Gales View - 25th February 2015
In a recent article, which I correctly anticipated would be taken out of context and unsubtly edited by political opponents, I said:
“Let me be crystal clear: I do not wish to be re-elected with the support of anyone who espouses the views expressed in the minutes following the murder of those working for Charlie Hebdo and of the police in Paris by the current leader of UKIP”.
In the light of recent revelations it seems appropriate for me to not only indicate that I stand by but to reiterate that observation. I shall not welcome the backing of those who choose to associate themselves with the “fifth column” remarks to which I referred or with the crass observations of Cllr. Ms Rozanne Duncan or the kind of comments that have emanated from Mrs. Janice Atkinson MEP, Mr. Godfrey Bloom and others.

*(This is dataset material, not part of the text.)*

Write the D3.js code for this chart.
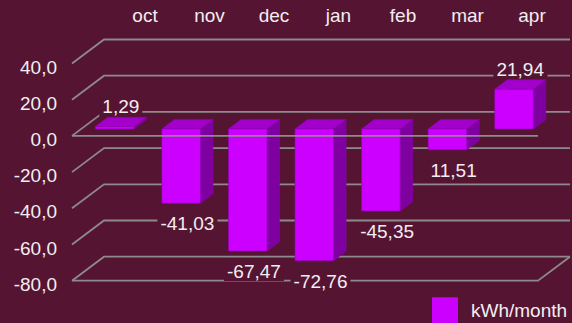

Populists tend to say whatever they think will please the audience of the moment and very possibly, at the moment of uttering comment actually believe what they are saying. (I recall Mr. Blair, who was certainly adept at “playing the room”, telling the House of Commons that the “Foxhunting Bill was killed off by the House of Lords” when in fact that measure had never even reached the Upper House!)
The danger with this kind of rhetoric, though, is that those on the receiving end believe that they are hearing what they want to hear and it ought to surprise nobody that some disgruntled or failed Conservatives and some members of the Labour Party also should have gravitated towards what they perceive to be an organisation reflecting their highly polarised views.
It ought to be of real concern that former supporters of the British National Party now feel comfortable backing UKIP while others who were once supporters of the Referendum Party now find themselves morphed into “ukippers” and occupying a political bed with some whose opinions they clearly do not share. It was not a Tory or a Labour politician but one of UKIP`s own spokesmen who said that his party appeals to bigots.
Mr. Farage has condemned Ms. Duncan`s utterances and expelled her from his party: whether his consternation is down to concern about the attitude that she expressed to the BBC, or whether he is more concerned about limiting the damage to his party`s image , others will have to judge. What I do know, from canvassing in South Thanet in support of the Conservative Craig McKinlay, is that I have been joined by Tories who, having flirted with UKIP, have listened to the backchat inside that tent, have not liked what they have heard and have returned determined to exorcise that brand of nationalism from our political system.
The electorate may have become disillusion by what is dubbed by the media “an out-of-touch Westminster class” (although how anyone who holds regular constituency advice “surgeries and is turning around some 300 communications a day as I do could not know how people feel is beyond me) but I detect no appetite for a lurch to the hard right. Very many people hold to the view that I have expressed and campaigned upon myself since Jack Straw opened the doors in 1997; Britain needs, and must have, fair and firm controls over immigration and asylum claims and benefits and the chance to have our say on the related issue of our membership of the European Union. What people will not, I believe, vote for is, as I also said in January, “the dog-whistle responses of reactionary populism that are seeking to drag us down a path that has hideous similarities with the Europe of the late 1930s”. I hope that those gathering in Margate`s Winter Gardens this weekend will consider that and their own consciences while asking themselves the question “is this really the `people`s army` that I want to be a part of?”